A imagem é claramente o “elemento irredutível” destas “histórias do real”, como o provam dois filmes que olham para a situação na Síria. Curiosamente, o mais “activista” foi feito por um americano: City of Ghosts (segunda 27 às 18h e quarta 29 às 21h00), com o qual Matthew Heineman dá sequência ao poderoso Cartel Land (2015). Filmando com a urgência visceral e veloz que esperaríamos de um thriller, Heineman resume em hora e meia o percurso do grupo de cidadãos-jornalistas da martirizada cidade de Raqqa, que lançou o site Raqqa Is Being Slaughtered Silently para combater o totalitarismo mediático do Estado Islâmico. Pouco disposto a perder tempo em nuances, é um filme apostado em fazer passar a sua mensagem sobre a importância vital do trabalho de reportagem em tempo real desta gente que, deixada à mercê do destino, decidiu tomar nas suas mãos a resistência.
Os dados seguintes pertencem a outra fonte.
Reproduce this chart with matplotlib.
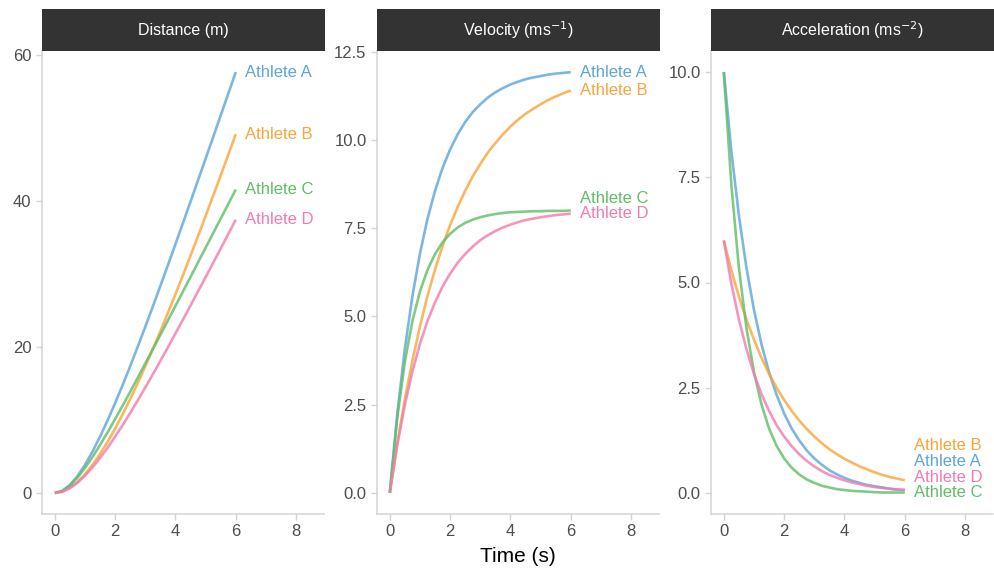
import matplotlib.pyplot as plt
import numpy as np

plt.rcParams['font.family'] = ['Liberation Sans', 'DejaVu Sans']

# time grid (s), every 0.25 s up to 6 s
time = np.arange(25) * 0.25

athletes = ['Athlete A', 'Athlete B', 'Athlete C', 'Athlete D']
colours = ['#5DA5DA', '#FAA43A', '#60BD68', '#F17CB0']

distance = {
    'Athlete A': [0, 0.29, 1.09, 2.31, 3.86, 5.68, 7.73, 9.95, 12.32, 14.81, 17.39, 20.06, 22.78,
                  25.56, 28.38, 31.23, 34.11, 37.02, 39.94, 42.88, 45.82, 48.78, 51.75, 54.72, 57.70],
    'Athlete B': [0, 0.18, 0.69, 1.49, 2.56, 3.85, 5.34, 7.00, 8.83, 10.79, 12.88, 15.07, 17.36,
                  19.73, 22.17, 24.68, 27.25, 29.87, 32.53, 35.23, 37.97, 40.74, 43.53, 46.35, 49.19],
    'Athlete C': [0, 0.28, 1.03, 2.11, 3.43, 4.94, 6.58, 8.32, 10.13, 11.98, 13.88, 15.81, 17.75,
                  19.71, 21.68, 23.66, 25.64, 27.63, 29.62, 31.62, 33.61, 35.61, 37.61, 39.60, 41.60],
    'Athlete D': [0, 0.18, 0.66, 1.41, 2.37, 3.51, 4.80, 6.20, 7.71, 9.31, 10.97, 12.69, 14.46,
                  16.27, 18.11, 19.97, 21.86, 23.77, 25.70, 27.64, 29.58, 31.54, 33.51, 35.48, 37.45],
}

velocity = {
    'Athlete A': [0, 2.26, 4.09, 5.58, 6.78, 7.77, 8.56, 9.21, 9.73, 10.16, 10.51, 10.79, 11.01,
                  11.20, 11.35, 11.47, 11.57, 11.65, 11.72, 11.77, 11.81, 11.85, 11.88, 11.90, 11.92],
    'Athlete B': [0, 1.41, 2.65, 3.75, 4.72, 5.58, 6.33, 7.00, 7.59, 8.10, 8.56, 8.97, 9.32,
                  9.64, 9.91, 10.16, 10.38, 10.57, 10.74, 10.88, 11.01, 11.13, 11.23, 11.32, 11.40],
    'Athlete C': [0, 2.15, 3.72, 4.87, 5.71, 6.32, 6.77, 7.10, 7.34, 7.52, 7.65, 7.74, 7.81,
                  7.86, 7.90, 7.93, 7.95, 7.96, 7.97, 7.98, 7.98, 7.99, 7.99, 7.99, 8.00],
    'Athlete D': [0, 1.37, 2.50, 3.44, 4.22, 4.87, 5.40, 5.85, 6.21, 6.52, 6.77, 6.98, 7.16,
                  7.30, 7.42, 7.52, 7.60, 7.67, 7.73, 7.77, 7.81, 7.84, 7.87, 7.89, 7.91],
}

acceleration = {
    'Athlete A': [10, 8.12, 6.59, 5.35, 4.35, 3.53, 2.87, 2.33, 1.89, 1.53, 1.25, 1.01, 0.82,
                  0.67, 0.54, 0.44, 0.36, 0.29, 0.24, 0.19, 0.16, 0.13, 0.10, 0.08, 0.07],
    'Athlete B': [6, 5.29, 4.67, 4.12, 3.64, 3.21, 2.83, 2.50, 2.21, 1.95, 1.72, 1.52, 1.34,
                  1.18, 1.04, 0.92, 0.81, 0.72, 0.63, 0.56, 0.49, 0.43, 0.38, 0.34, 0.30],
    'Athlete C': [10, 7.32, 5.35, 3.92, 2.87, 2.10, 1.53, 1.12, 0.82, 0.60, 0.44, 0.32, 0.24,
                  0.17, 0.13, 0.09, 0.07, 0.05, 0.04, 0.03, 0.02, 0.01, 0.01, 0.01, 0.01],
    'Athlete D': [6, 4.97, 4.12, 3.42, 2.83, 2.35, 1.95, 1.61, 1.34, 1.11, 0.92, 0.76, 0.63,
                  0.52, 0.43, 0.36, 0.30, 0.25, 0.21, 0.17, 0.14, 0.12, 0.10, 0.08, 0.07],
}

# label heights, nudged apart where they would overlap
vel_label_y = {'Athlete A': 11.92, 'Athlete B': 11.40, 'Athlete C': 8.34, 'Athlete D': 7.92}
acc_label_y = {'Athlete A': 0.75, 'Athlete B': 1.13, 'Athlete C': 0.0, 'Athlete D': 0.37}

panels = [
    ('Distance (m)', distance, None, [0, 20, 40, 60], ['0', '20', '40', '60'], (-2.88, 60.58)),
    ('Velocity (ms$^{-1}$)', velocity, vel_label_y, [0, 2.5, 5, 7.5, 10, 12.5],
     ['0.0', '2.5', '5.0', '7.5', '10.0', '12.5'], (-0.6, 12.52)),
    ('Acceleration (ms$^{-2}$)', acceleration, acc_label_y, [0, 2.5, 5, 7.5, 10],
     ['0.0', '2.5', '5.0', '7.5', '10.0'], (-0.5, 10.5)),
]

fig = plt.figure(figsize=(9.94, 5.70), dpi=100)
lefts = [42, 377, 711]
axis_col = '#d4d4d4'
tick_col = '#4d4d4d'

for left, (title, data, label_y, yt, ytl, ylim) in zip(lefts, panels):
    ax = fig.add_axes([left / 994, 1 - 514 / 570, 282 / 994, 463 / 570])
    for name, col in zip(athletes, colours):
        vals = data[name]
        ax.plot(time, vals, color=col, lw=1.9, alpha=0.8, solid_capstyle='butt')
        ly = vals[-1] if label_y is None else label_y[name]
        ax.text(6.3, ly, name, color=col, fontsize=12, ha='left', va='center')
    ax.set_xlim(-0.425, 8.925)
    ax.set_ylim(*ylim)
    ax.set_xticks([0, 2, 4, 6, 8])
    ax.set_yticks(yt)
    ax.set_yticklabels(ytl)
    for s in ['top', 'right']:
        ax.spines[s].set_visible(False)
    for s in ['left', 'bottom']:
        ax.spines[s].set_color(axis_col)
        ax.spines[s].set_linewidth(1.1)
    ax.tick_params(colors=axis_col, labelcolor=tick_col, labelsize=12, length=4, width=1)

    # dark strip with the panel title
    strip = fig.add_axes([left / 994, 1 - 51 / 570, 283 / 994, 42 / 570])
    strip.set_facecolor('#333333')
    strip.set_xticks([])
    strip.set_yticks([])
    for s in strip.spines.values():
        s.set_visible(False)
    strip.text(0.5, 0.5, title, color='white', fontsize=11.5, ha='center', va='center',
               transform=strip.transAxes)

fig.text(518 / 994, 1 - 556 / 570, 'Time (s)', fontsize=15, ha='center', va='center', color='black')

fig.savefig('out.png', dpi=100)
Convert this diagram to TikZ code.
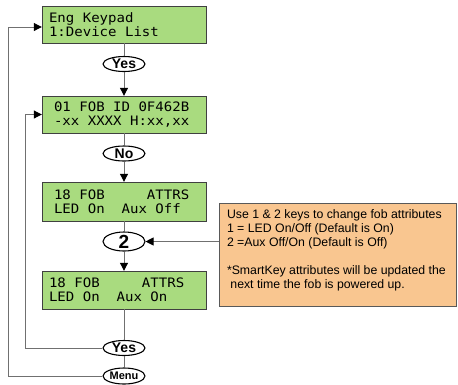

O sírio Ziad Kalthoum, natural de Homs, prefere abordar a questão de modo oblíquo em Taste of Cement (segunda 27 às 18h30 e quinta 30 às 15h), vencedor da competição do festival suíço Visions du Réel. Acompanhando os dias e as noites de operários de construção civil, exilados que trabalham numa Beirute onde têm de recolher obrigatoriamente às sete da tarde, Kalthoum monta pacientemente um quebra-cabeças poético mas fascinante, que passa num instante da sinfonia industrial do estaleiro ao sonho aquático em gravidade zero, que equaciona num mesmo ciclo os movimentos de construção e destruição, quer se trate de um edifício ou de um país – e voltamos ao First Shot de Yan e Francioni: que tipo de memórias vamos ter do passado que está a ser destruído? É para isso que existe um festival como o Porto/Post/Doc.